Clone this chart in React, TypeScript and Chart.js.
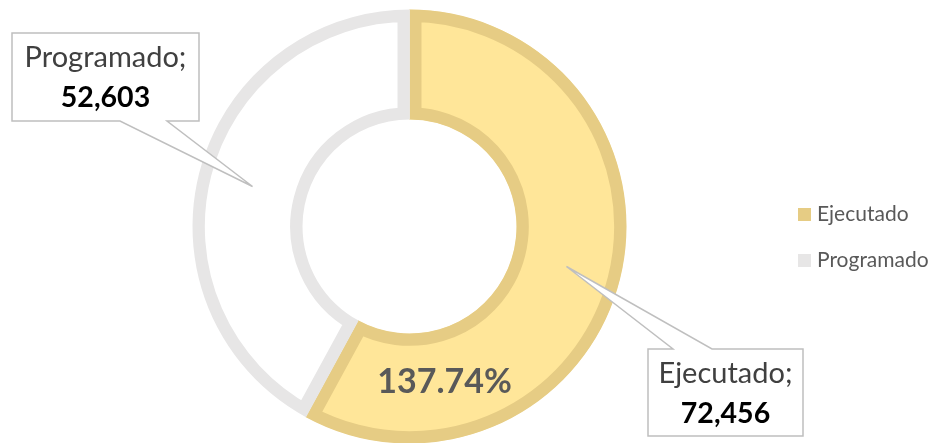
import React, { useEffect, useRef } from 'react';
import { Chart, registerables } from 'chart.js';

Chart.register(...registerables);

const categories = ['Ejecutado', 'Programado'];
const values = [72456, 52603];

const fillColors = ['#FFE699', '#FFFFFF'];
const borderColors = ['#E6CC84', '#E7E6E6'];

const FONT = 'Lato, "Open Sans", sans-serif';

const fmt = (v: number) => v.toLocaleString('en-US');

// callout boxes (position of the label box, and base of pointer)
const calloutBoxes = [
  { x: 648, y: 349, w: 155, h: 87, b1: 673, b2: 712, side: 'top' },
  { x: 12, y: 33, w: 187, h: 88, b1: 120, b2: 167, side: 'bottom' },
];

const overlayPlugin = {
  id: 'overlay',
  afterDatasetsDraw(chart: any) {
    const ctx = chart.ctx as CanvasRenderingContext2D;
    const meta = chart.getDatasetMeta(0);
    ctx.save();

    // callouts
    meta.data.forEach((arc: any, i: number) => {
      const tip = arc.tooltipPosition();
      const b = calloutBoxes[i];
      ctx.beginPath();
      if (b.side === 'top') {
        ctx.moveTo(b.x, b.y);
        ctx.lineTo(b.b1, b.y);
        ctx.lineTo(tip.x, tip.y);
        ctx.lineTo(b.b2, b.y);
        ctx.lineTo(b.x + b.w, b.y);
        ctx.lineTo(b.x + b.w, b.y + b.h);
        ctx.lineTo(b.x, b.y + b.h);
      } else {
        ctx.moveTo(b.x, b.y);
        ctx.lineTo(b.x + b.w, b.y);
        ctx.lineTo(b.x + b.w, b.y + b.h);
        ctx.lineTo(b.b2, b.y + b.h);
        ctx.lineTo(tip.x, tip.y);
        ctx.lineTo(b.b1, b.y + b.h);
        ctx.lineTo(b.x, b.y + b.h);
      }
      ctx.closePath();
      ctx.fillStyle = '#FFFFFF';
      ctx.fill();
      ctx.strokeStyle = '#BFBFBF';
      ctx.lineWidth = 1.5;
      ctx.lineJoin = 'miter';
      ctx.stroke();

      const cx = b.x + b.w / 2;
      ctx.textAlign = 'center';
      ctx.textBaseline = 'middle';
      ctx.fillStyle = '#404040';
      ctx.font = `29px ${FONT}`;
      ctx.fillText(categories[i] + ';', cx, b.y + 25);
      ctx.fillStyle = '#000000';
      ctx.font = `bold 28.5px ${FONT}`;
      ctx.fillText(fmt(values[i]), cx, b.y + 65);
    });

    // percentage
    const a0 = meta.data[0] as any;
    const pct = ((values[0] / values[1]) * 100).toFixed(2) + '%';
    ctx.font = `bold 34px ${FONT}`;
    ctx.fillStyle = '#595959';
    ctx.textAlign = 'center';
    ctx.textBaseline = 'middle';
    ctx.fillText(pct, a0.x + 35, a0.y + 156);

    // legend
    const lx = 798;
    const ly = [214, 260];
    ctx.font = `21px ${FONT}`;
    ctx.textAlign = 'left';
    categories.forEach((c, i) => {
      ctx.fillStyle = borderColors[i];
      ctx.fillRect(lx, ly[i] - 6, 13, 13);
      ctx.fillStyle = '#595959';
      ctx.fillText(c, lx + 19, ly[i]);
    });

    ctx.restore();
  },
};

export default function App() {
  const ref = useRef<HTMLCanvasElement | null>(null);
  useEffect(() => {
    document.body.style.margin = '0';
    const canvas = ref.current!;
    const chart = new Chart(canvas, {
      type: 'doughnut',
      data: {
        labels: categories,
        datasets: [
          {
            data: values,
            backgroundColor: fillColors,
            borderColor: borderColors,
            borderWidth: 12,
            borderAlign: 'inner',
            borderJoinStyle: 'miter',
          } as any,
        ],
      },
      options: {
        responsive: false,
        animation: false,
        radius: 217,
        cutout: '49.3%',
        layout: { padding: { left: 0, right: 122, top: 10, bottom: 0 } },
        plugins: {
          legend: { display: false },
          tooltip: { enabled: false },
        },
      } as any,
      plugins: [overlayPlugin],
    });
    return () => chart.destroy();
  }, []);
  return (
    <div style={{ width: 941, height: 443, background: '#fff' }}>
      <canvas ref={ref} width={941} height={443} style={{ display: 'block' }} />
    </div>
  );
}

-----

Written task:
In your copy of the listing above, reproduce each line exactly and omit all pictures.

Response:
Clone this chart in React, TypeScript and Chart.js.
import React, { useEffect, useRef } from 'react';
import { Chart, registerables } from 'chart.js';

Chart.register(...registerables);

const categories = ['Ejecutado', 'Programado'];
const values = [72456, 52603];

const fillColors = ['#FFE699', '#FFFFFF'];
const borderColors = ['#E6CC84', '#E7E6E6'];

const FONT = 'Lato, "Open Sans", sans-serif';

const fmt = (v: number) => v.toLocaleString('en-US');

// callout boxes (position of the label box, and base of pointer)
const calloutBoxes = [
  { x: 648, y: 349, w: 155, h: 87, b1: 673, b2: 712, side: 'top' },
  { x: 12, y: 33, w: 187, h: 88, b1: 120, b2: 167, side: 'bottom' },
];

const overlayPlugin = {
  id: 'overlay',
  afterDatasetsDraw(chart: any) {
    const ctx = chart.ctx as CanvasRenderingContext2D;
    const meta = chart.getDatasetMeta(0);
    ctx.save();

    // callouts
    meta.data.forEach((arc: any, i: number) => {
      const tip = arc.tooltipPosition();
      const b = calloutBoxes[i];
      ctx.beginPath();
      if (b.side === 'top') {
        ctx.moveTo(b.x, b.y);
        ctx.lineTo(b.b1, b.y);
        ctx.lineTo(tip.x, tip.y);
        ctx.lineTo(b.b2, b.y);
        ctx.lineTo(b.x + b.w, b.y);
        ctx.lineTo(b.x + b.w, b.y + b.h);
        ctx.lineTo(b.x, b.y + b.h);
      } else {
        ctx.moveTo(b.x, b.y);
        ctx.lineTo(b.x + b.w, b.y);
        ctx.lineTo(b.x + b.w, b.y + b.h);
        ctx.lineTo(b.b2, b.y + b.h);
        ctx.lineTo(tip.x, tip.y);
        ctx.lineTo(b.b1, b.y + b.h);
        ctx.lineTo(b.x, b.y + b.h);
      }
      ctx.closePath();
      ctx.fillStyle = '#FFFFFF';
      ctx.fill();
      ctx.strokeStyle = '#BFBFBF';
      ctx.lineWidth = 1.5;
      ctx.lineJoin = 'miter';
      ctx.stroke();

      const cx = b.x + b.w / 2;
      ctx.textAlign = 'center';
      ctx.textBaseline = 'middle';
      ctx.fillStyle = '#404040';
      ctx.font = `29px ${FONT}`;
      ctx.fillText(categories[i] + ';', cx, b.y + 25);
      ctx.fillStyle = '#000000';
      ctx.font = `bold 28.5px ${FONT}`;
      ctx.fillText(fmt(values[i]), cx, b.y + 65);
    });

    // percentage
    const a0 = meta.data[0] as any;
    const pct = ((values[0] / values[1]) * 100).toFixed(2) + '%';
    ctx.font = `bold 34px ${FONT}`;
    ctx.fillStyle = '#595959';
    ctx.textAlign = 'center';
    ctx.textBaseline = 'middle';
    ctx.fillText(pct, a0.x + 35, a0.y + 156);

    // legend
    const lx = 798;
    const ly = [214, 260];
    ctx.font = `21px ${FONT}`;
    ctx.textAlign = 'left';
    categories.forEach((c, i) => {
      ctx.fillStyle = borderColors[i];
      ctx.fillRect(lx, ly[i] - 6, 13, 13);
      ctx.fillStyle = '#595959';
      ctx.fillText(c, lx + 19, ly[i]);
    });

    ctx.restore();
  },
};

export default function App() {
  const ref = useRef<HTMLCanvasElement | null>(null);
  useEffect(() => {
    document.body.style.margin = '0';
    const canvas = ref.current!;
    const chart = new Chart(canvas, {
      type: 'doughnut',
      data: {
        labels: categories,
        datasets: [
          {
            data: values,
            backgroundColor: fillColors,
            borderColor: borderColors,
            borderWidth: 12,
            borderAlign: 'inner',
            borderJoinStyle: 'miter',
          } as any,
        ],
      },
      options: {
        responsive: false,
        animation: false,
        radius: 217,
        cutout: '49.3%',
        layout: { padding: { left: 0, right: 122, top: 10, bottom: 0 } },
        plugins: {
          legend: { display: false },
          tooltip: { enabled: false },
        },
      } as any,
      plugins: [overlayPlugin],
    });
    return () => chart.destroy();
  }, []);
  return (
    <div style={{ width: 941, height: 443, background: '#fff' }}>
      <canvas ref={ref} width={941} height={443} style={{ display: 'block' }} />
    </div>
  );
}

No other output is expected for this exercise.